[BEGIN Input data]

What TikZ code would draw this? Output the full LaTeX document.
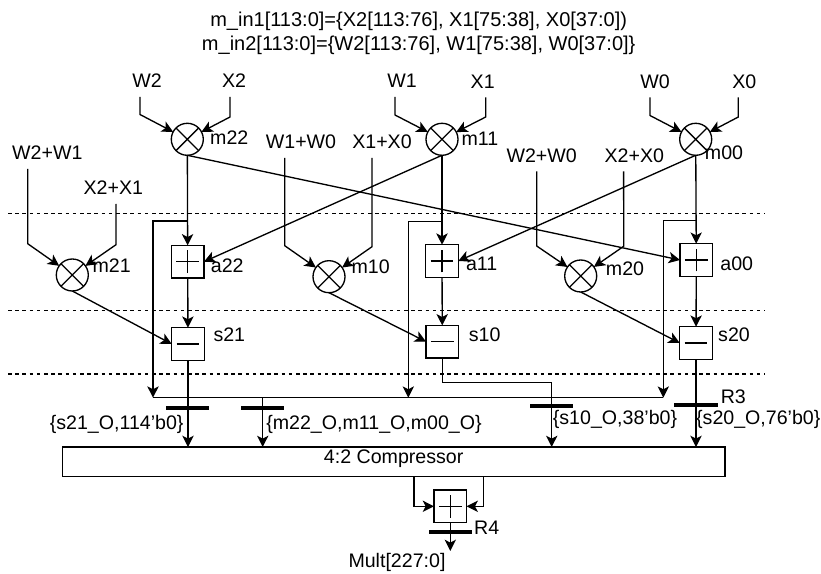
\documentclass[tikz,border=0pt]{standalone}
\usepackage{fontspec}
\setmainfont{Liberation Sans}
\usetikzlibrary{arrows.meta}
\tikzset{
  x=0.75pt,y=-0.75pt,
  every node/.style={inner sep=0pt,outer sep=0pt,font=\fontsize{14.7}{16}\selectfont},
  wire/.style={line width=1pt,line join=miter},
  arr/.style={wire,-{Stealth[length=8.5pt,width=8.5pt,inset=2.2pt]}},
  dashrow/.style={line width=1pt,dash pattern=on 2.7pt off 2.7pt},
  mulop/.style={draw,circle,line width=1pt,minimum size=24pt,
    path picture={\draw[line width=1pt] (path picture bounding box.south west)--(path picture bounding box.north east)
      (path picture bounding box.north west)--(path picture bounding box.south east);}},
  addop/.style={draw,line width=1pt,minimum size=24.4pt,
    path picture={\draw[line width=1pt] ([xshift=-8.5pt]path picture bounding box.center)--([xshift=8.5pt]path picture bounding box.center)
      ([yshift=-8.5pt]path picture bounding box.center)--([yshift=8.5pt]path picture bounding box.center);}},
  subop/.style={draw,line width=1pt,minimum size=24.4pt,
    path picture={\draw[line width=1pt] ([xshift=-8.5pt]path picture bounding box.center)--([xshift=8.5pt]path picture bounding box.center);}},
  regbar/.style={fill=black,minimum width=32.5pt,minimum height=3.2pt},
  inlabel/.style={minimum height=24pt},
  toptxt/.style={font=\fontsize{15}{17}\selectfont},
}
\begin{document}
\begin{tikzpicture}
\useasboundingbox (0,0) rectangle (821,574);
% titles
\node[toptxt] (title1) at (418.7,21.5) {m\_in1[113:0]=\{X2[113:76], X1[75:38], X0[37:0])};
\node[toptxt] (title2) at (418.7,45) {m\_in2[113:0]=\{W2[113:76], W1[75:38], W0[37:0]\}};
% pipeline separators
\coordinate (d1l) at (8,213.3); \coordinate (d1r) at (765,213.3);
\coordinate (d2l) at (8,310.3); \coordinate (d2r) at (765,310.3);
\coordinate (d3l) at (8,374);   \coordinate (d3r) at (765,374);
\draw[dashrow] (d1l)--(d1r);
\draw[dashrow] (d2l)--(d2r);
\draw[dashrow] (d3l)--(d3r);
% operators
\node[mulop] (m22) at (187.3,139.3) {};
\node[mulop] (m11) at (442,139.3) {};
\node[mulop] (m00) at (695.7,139.3) {};
\node[mulop] (m21) at (72.3,275) {};
\node[mulop] (m10) at (329,276.7) {};
\node[mulop] (m20) at (580.7,276) {};
\node[addop] (a22) at (187.7,261.7) {};
\node[addop] (a11) at (442,261) {};
\node[addop] (a00) at (696.3,260) {};
\node[subop] (s21) at (188,344) {};
\node[subop] (s10) at (442.3,341.7) {};
\node[subop] (s20) at (696,343) {};
\node[addop] (fa) at (450.3,506.3) {};
\node[draw,line width=1pt,minimum width=496.7pt,minimum height=22pt] (comp) at (393.7,461.7) {};
\node (complab) at (393.7,458.7) {4:2 Compressor};
% registers
\node[regbar] (rs21) at (187.7,407.7) {};
\node[regbar] (rm) at (262.7,407.7) {};
\node[regbar] (rs10) at (551.7,406) {};
\node[regbar] (r3) at (696,405) {};
\node[regbar] (r4) at (450.3,532.3) {};
% input labels
\node[inlabel] (lw2) at (147,81) {W2};
\node[inlabel] (lx2) at (234,81) {X2};
\node[inlabel] (lw1) at (402,81) {W1};
\node[inlabel] (lx1) at (482.7,81.5) {X1};
\node[inlabel] (lw0) at (655,81.5) {W0};
\node[inlabel] (lx0) at (744.3,81.5) {X0};
\node[inlabel] (lw21) at (47.3,153) {W2+W1};
\node[inlabel] (lx21) at (113.3,188) {X2+X1};
\node[inlabel] (lw10) at (301,142) {W1+W0};
\node[inlabel] (lx10) at (382,142) {X1+X0};
\node[inlabel] (lw20) at (541.7,155.5) {W2+W0};
\node[inlabel] (lx20) at (634.3,155.5) {X2+X0};
% operator labels
\node (tm22) at (229.3,137.7) {m22};
\node (tm11) at (480,139) {m11};
\node (tm00) at (724,152.7) {m00};
\node (tm21) at (111.7,265.7) {m21};
\node (ta22) at (227.3,265.7) {a22};
\node (tm10) at (370.7,266.7) {m10};
\node (ta11) at (481.7,264) {a11};
\node (tm20) at (625,269) {m20};
\node (ta00) at (736.7,263.3) {a00};
\node (ts21) at (229.3,335) {s21};
\node (ts10) at (484.7,335) {s10};
\node (ts20) at (734,335) {s20};
\node (tr3) at (733.3,396.7) {R3};
\node (tr4) at (486.7,527.3) {R4};
\node (bs21) at (116.7,424.8) {\{s21\_O,114'b0\}};
\node (bm) at (374,424.8) {\{m22\_O,m11\_O,m00\_O\}};
\node (bs10) at (615,419.5) {\{s10\_O,38'b0\}};
\node (bs20) at (758.3,419.5) {\{s20\_O,76'b0\}};
\node (mult) at (397,562) {Mult[227:0]};
% multiplier inputs
\draw[arr] ([xshift=-5.25pt]lw2.south) -- ++(0,17.5) -- (m22);
\draw[arr] ([xshift=-3pt]lx2.south) -- ++(0,20) -- (m22);
\draw[arr] ([xshift=-5.25pt]lw1.south) -- ++(0,18) -- (m11);
\draw[arr] ([xshift=2.25pt]lx1.south) -- ++(0,19.5) -- (m11);
\draw[arr] ([xshift=-3.75pt]lw0.south) -- ++(0,18) -- (m00);
\draw[arr] ([xshift=-4.5pt]lx0.south) -- ++(0,19.5) -- (m00);
\draw[arr] ([xshift=-14.7pt]lw21.south) -- (27.7,243.7) -- (m21);
\draw[arr] ([xshift=2pt]lx21.south) -- (116,244.7) -- (m21);
\draw[arr] ([xshift=-12.2pt]lw10.south) -- (284.7,245.7) -- (m10);
\draw[arr] ([xshift=-7.5pt]lx10.south) -- (372,246.7) -- (m10);
\draw[arr] ([xshift=-3.75pt]lw20.south) -- (536.7,246) -- (m20);
\draw[arr] ([xshift=-8pt]lx20.south) -- (623.7,246.3) -- (m20);
% multiplier to adder
\draw[arr] (m22) -- (a22);
\draw[arr] (m11) -- (a11);
\draw[arr] (m00) -- (a00);
\draw[arr] (m22.south) -- (a00.west);
\draw[arr] (m11.south) -- (a22.east);
\draw[arr] (m00.south) -- (a11.east);
% adder to subtractor
\draw[arr] (a22) -- (s21);
\draw[arr] (a11) -- (s10);
\draw[arr] (a00) -- (s20);
\draw[arr] (m21.south) -- (s21.west);
\draw[arr] (m10.south) -- (s10.west);
\draw[arr] (m20.south) -- (s20.west);
% bypass to the bus
\coordinate (t1) at (187.5,221); \coordinate (c1) at (153,221); \coordinate (e1) at (153,397.7);
\coordinate (t2) at (442,221.3); \coordinate (c2) at (408.3,221.3); \coordinate (e2) at (408.3,397.7);
\coordinate (t3) at (696,220.7); \coordinate (c3) at (663.3,220.7); \coordinate (e3) at (663.3,397.7);
\draw[arr] (t1) -- (c1) -- (e1);
\draw[arr] (t2) -- (c2) -- (e2);
\draw[arr] (t3) -- (c3) -- (e3);
\draw[wire] (e1) -- (e3);
% into the compressor
\draw[arr] (s21) -- (s21 |- comp.north);
\draw[arr] (rm |- e1) -- (rm |- comp.north);
\coordinate (k1) at (442.3,382.7);
\coordinate (k2) at (551.7,382.7);
\draw[arr] (s10) -- (k1) -- (k2) -- (k2 |- comp.north);
\draw[arr] (s20) -- (s20 |- comp.north);
% final adder
\coordinate (o1) at (414,476.4); \coordinate (o2) at (483.3,476.4);
\draw[arr] (o1) -- (o1 |- fa) -- (fa.west);
\draw[arr] (o2) -- (o2 |- fa) -- (fa.east);
\coordinate (out) at (450.3,551);
\draw[arr] (fa) -- (out);
\end{tikzpicture}
\end{document}
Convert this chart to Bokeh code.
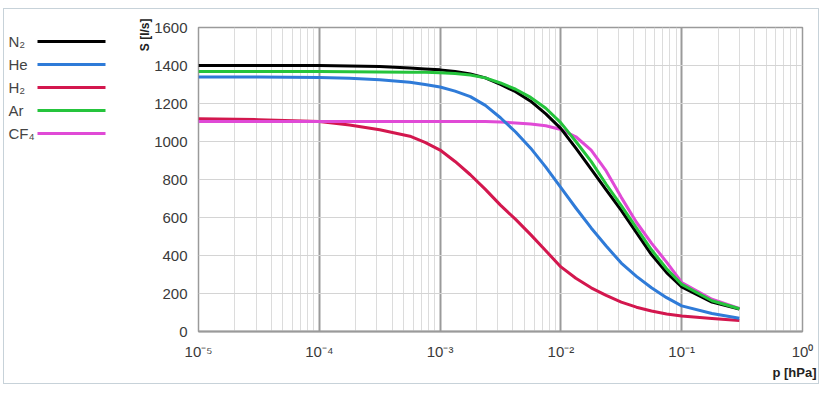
from bokeh.plotting import figure
from bokeh.layouts import row
from bokeh.models import Title, FixedTicker, CustomJSTickFormatter, Range1d
from bokeh.core.properties import value
from bokeh.embed import file_html
from bokeh.resources import INLINE

# ---- data ----
pressure_hpa = [1e-5, 3.16e-5, 1e-4, 1.78e-4, 3.16e-4, 5.62e-4, 7.5e-4, 1e-3, 1.33e-3, 1.78e-3,
                2.37e-3, 3.16e-3, 4.22e-3, 5.62e-3, 7.5e-3, 1e-2, 1.33e-2, 1.78e-2, 2.37e-2,
                3.16e-2, 4.22e-2, 5.62e-2, 7.5e-2, 0.1, 0.178, 0.3]
s_n2 = [1400, 1400, 1400, 1398, 1395, 1387, 1382, 1377, 1368, 1355, 1335, 1300, 1262, 1212,
        1145, 1068, 965, 855, 745, 637, 520, 405, 310, 235, 155, 118]
s_he = [1340, 1340, 1337, 1333, 1325, 1312, 1300, 1287, 1265, 1236, 1190, 1125, 1050, 965,
        865, 757, 650, 545, 450, 360, 290, 230, 178, 135, 95, 70]
s_h2 = [1120, 1115, 1105, 1087, 1062, 1028, 995, 955, 895, 825, 748, 665, 590, 510,
        425, 340, 280, 230, 190, 155, 128, 108, 92, 82, 68, 58]
s_ar = [1368, 1368, 1368, 1367, 1366, 1365, 1364, 1362, 1358, 1350, 1335, 1308, 1275, 1232,
        1175, 1098, 1000, 895, 775, 663, 545, 430, 330, 248, 162, 120]
s_cf4 = [1105, 1105, 1105, 1105, 1105, 1105, 1105, 1105, 1105, 1105, 1105, 1103, 1098, 1092,
         1083, 1063, 1025, 955, 845, 706, 575, 465, 365, 258, 170, 122]

gas_labels = ["N\u2082", "He", "H\u2082", "Ar", "CF\u2084"]
gas_series = [s_n2, s_he, s_h2, s_ar, s_cf4]
gas_colors = ["#000000", "#2f7bd8", "#d3174e", "#25c43c", "#e04ad6"]
draw_order = [2, 4, 1, 0, 3]

x_tick_values = [1e-5, 1e-4, 1e-3, 1e-2, 1e-1, 1e0]
x_tick_labels = ["10\u207b\u2075", "10\u207b\u2074", "10\u207b\u00b3", "10\u207b\u00b2", "10\u207b\u00b9", "10\u2070"]
y_tick_values = [0, 200, 400, 600, 800, 1000, 1200, 1400, 1600]

# ---- layout (px, relative to the inside of the outer box) ----
H = 374
LW = 131          # legend strip
MW = 683          # main chart
FL, FR, FT, FB = 192, 798, 18, 322   # frame edges relative to the box
BOX_X, BOX_Y = 4, 9                  # page offset of the box interior

# legend strip (labels left, line samples right); its frame is aligned with the
# main frame by the row layout, so y is expressed in page pixels
lg = figure(width=LW, height=H, x_range=Range1d(0, LW),
            y_range=Range1d(BOX_Y + FB, BOX_Y + FT),
            output_backend="svg", toolbar_location=None, min_border=0,
            x_axis_location=None, y_axis_location=None)
lg.outline_line_color = None
lg.background_fill_color = "white"
lg.border_fill_color = "white"
lg.xgrid.visible = False
lg.ygrid.visible = False
leg_y = [41, 64, 87, 110, 133]
lg.text(x=[4] * len(gas_labels), y=leg_y, text=gas_labels, text_baseline="middle",
        text_align="left", text_font=value("Liberation Sans"), text_font_size="15px",
        text_color="#444444")
lg.segment(x0=[33] * len(gas_labels), y0=leg_y, x1=[101] * len(gas_labels), y1=leg_y,
           line_color=gas_colors, line_width=3)

# main chart
p = figure(width=MW, height=H, x_axis_type="log", x_range=(1e-5, 1), y_range=(0, 1600),
           output_backend="svg", toolbar_location=None,
           min_border_left=FL - LW, min_border_right=LW + MW - FR,
           min_border_top=FT, min_border_bottom=H - FB)
p.background_fill_color = "white"
p.border_fill_color = "white"
p.outline_line_color = "#9a9a9a"
p.outline_line_width = 1.5

minor = [m * d for d in x_tick_values[:-1] for m in range(2, 10)]
p.xaxis.ticker = FixedTicker(ticks=x_tick_values, minor_ticks=minor)
p.xaxis.formatter = CustomJSTickFormatter(args=dict(tvals=x_tick_values, tlabels=x_tick_labels), code="""
let best = 0, bd = Infinity;
for (let i = 0; i < tvals.length; i++) {
  const d = Math.abs(Math.log10(tvals[i]) - Math.log10(tick));
  if (d < bd) { bd = d; best = i; }
}
return tlabels[best];
""")
p.yaxis.ticker = FixedTicker(ticks=y_tick_values)

for ax in (p.xaxis[0], p.yaxis[0]):
    ax.major_tick_line_color = None
    ax.minor_tick_line_color = None
    ax.major_label_text_font = "Liberation Sans"
    ax.major_label_text_color = "#3a3a3a"
    ax.major_label_text_font_size = "15px"
p.xaxis.axis_line_color = "#9a9a9a"
p.xaxis.axis_line_width = 2
p.yaxis.axis_line_color = None
p.xaxis.major_label_standoff = 5
p.yaxis.major_label_standoff = 5

p.xgrid.grid_line_color = "#9a9a9a"
p.xgrid.grid_line_width = 2
p.xgrid.minor_grid_line_color = "#dcdcdc"
p.xgrid.minor_grid_line_width = 1
p.ygrid.grid_line_color = "#d4d4d4"
p.ygrid.grid_line_width = 1

for i in draw_order:
    p.line(pressure_hpa, gas_series[i], line_color=gas_colors[i], line_width=3, line_join="round")

p.add_layout(Title(text="S [l/s]", align="right", text_font="Liberation Sans", text_font_style="bold",
                   text_font_size="12px", text_color="#222222", standoff=0, offset=-9), "left")
p.add_layout(Title(text="p [hPa]", align="right", text_font="Liberation Sans", text_font_style="bold",
                   text_font_size="13px", text_color="#222222", standoff=0, offset=-14), "below")

layout = row(lg, p, margin=(8, 0, 0, 3),
             styles={"border": "1px solid #c7d2d9", "background": "white"})

open("out.html", "w").write(file_html(layout, INLINE))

[END Input data]

Word for word, repeat the lines above from the one with "Convert this chart to Bokeh code." through the one with "from bokeh.resources import INLINE", and nothing beyond them. Omit the pictures.

__Reply to the task__.
Convert this chart to Bokeh code.
from bokeh.plotting import figure
from bokeh.layouts import row
from bokeh.models import Title, FixedTicker, CustomJSTickFormatter, Range1d
from bokeh.core.properties import value
from bokeh.embed import file_html
from bokeh.resources import INLINE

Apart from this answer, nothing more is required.